Early yesterday morning, the Wisconsin assembly passed Governor Scott Walker’s (R) budget repair bill, which includes language requiring public employees to contribute 5.8 percent of their salaries to cover the cost of their pensions and pay 12 percent of their health insurance premiums. The measure also significantly limits collective bargaining for government employees, such as teachers.
Although the measure has passed the assembly, it must still be passed in the Senate, where Democrats remain in hiding to avoid consideration of the bill. Charles Krauthammer dissects the stalemate in today’s Washington Post:
Wisconsin is the epicenter. It began with economic issues. When Gov. Scott Walker proposed that state workers contribute more to their pension and health-care benefits, he started a revolution. Teachers called in sick. Schools closed. Demonstrators massed at the capitol. Democratic senators fled the state to paralyze the Legislature.
Unfortunately for them, that telegenic faux-Cairo scene drew national attention to the dispute—and to the sweetheart deals the public-sector unions had negotiated for themselves for years. They were contributing a fifth of a penny on a dollar of wages to their pensions and one-fourth what private-sector workers pay for health insurance.
How exactly have these public-sector unions managed to negotiate these sweetheart deals over the decades? On Tuesday, Wisconsin’s Government Accountability Board released a telling report detailing expenditures of the top 10 lobbying groups in the state. According to the report, “the Wisconsin Education Association [WEA] spent $1.5 million in 2009 lobbying state lawmakers, nearly twice as much as the next-largest spender.”
During the 2009–2010 legislative session, the WEA spent $1.5 million and more than 7,000 hours lobbying for more funding for local school districts, against school choice and charter options, against the creation of a tuition tax credit program, and against lifting the cap on virtual schools.
This explains why the fight over collective bargaining—where negotiations are made between the unions and an employer (or this case the state government)—is critical to unions like the WEA. With public-sector unions such as the WEA, the union has a monopoly on the government’s workforce, because the government must agree to the terms negotiated by the union and cannot hire non-union workers. It gives the unions power to override the desires of the voters who elected lawmakers to represent them.
And, by requiring teachers to join a union—which is the case in Wisconsin and in 28 other “forced unionism” states—the power of the union both in terms of size and money is inflated. Requiring teachers to join and automatically deducting union dues through teachers’ payroll also enables the union to amass the enormous funds that fuel their lobbying. Without this considerable power, the WEA—and special interest groups like them nationwide—would not be able to thwart education reforms that are in the best interests of students and teachers.
Wisconsin is a microcosm for a larger problem with education unions.

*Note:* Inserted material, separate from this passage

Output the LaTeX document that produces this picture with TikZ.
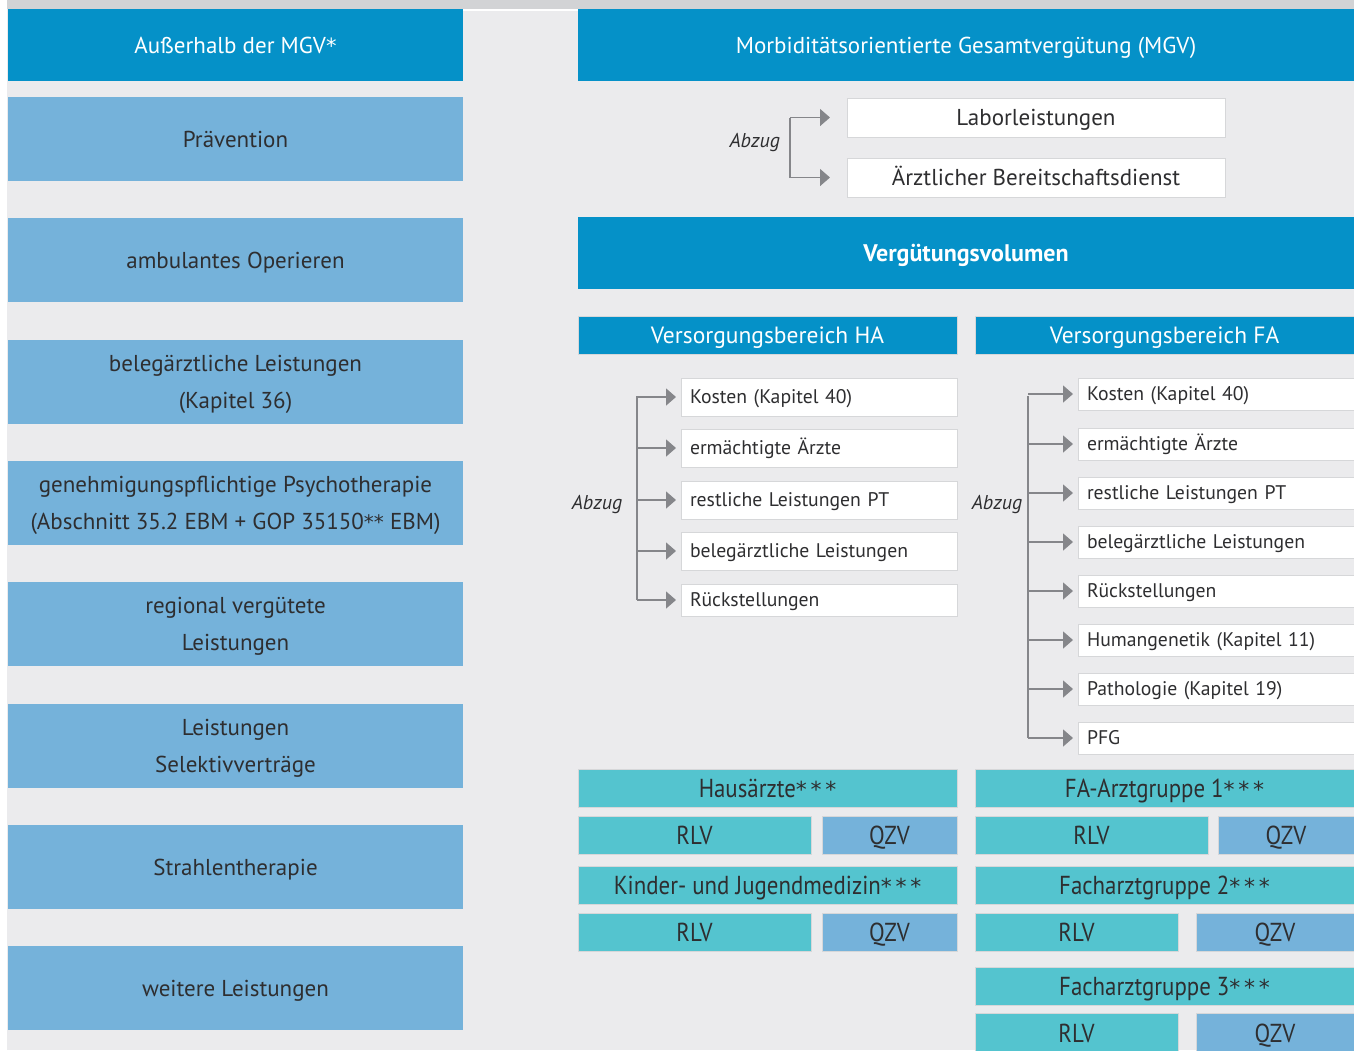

According to Mike Antonucci, who specializes in research on education unions, during the 2007–2008 election cycle, the National Education Association (NEA) and American Federation of Teachers spent more than $71 million on campaigns for issues and candidates, or more than $100 per teacher in five states. These national unions receive their money from the dues of teachers forced to send money to their local affiliate, which then sends the funds to the state affiliate and then on to the national union.
In addition to blocking meaningful education reforms such as school choice, education unions appear to be reckless with the dues money with which teachers entrust them.
As many teachers faced layoffs, the United Federation of Teachers spent $1.4 million on their 50th anniversary gala last year. Union leaders also receive exorbitant salaries. NEA president Dennis Van Roekel received approximately $300,000, and NEA treasurer Rebecca Pringle received $321,000 in 2009. Several executive board members earned well over $200,000.
But the benefits don’t end with compensation. In their Wall Street Journal piece “The Public Worker Gravy Train,” Jason Richwine and Andrew Biggs note:
Overall, our research suggests that government workers in California are compensated up to 30% more generously than are similar employees in large private firms. And the California experience is similar to that of other large states with powerful public unions. Elected officials are right to reassess public worker compensation as they try to close their budget deficits.
The importance of the movement underway in Wisconsin cannot be overstated. These are long-overdue reforms to collective bargaining and union benefits, reforms that will help ensure the needs of students—not special interest groups—are met.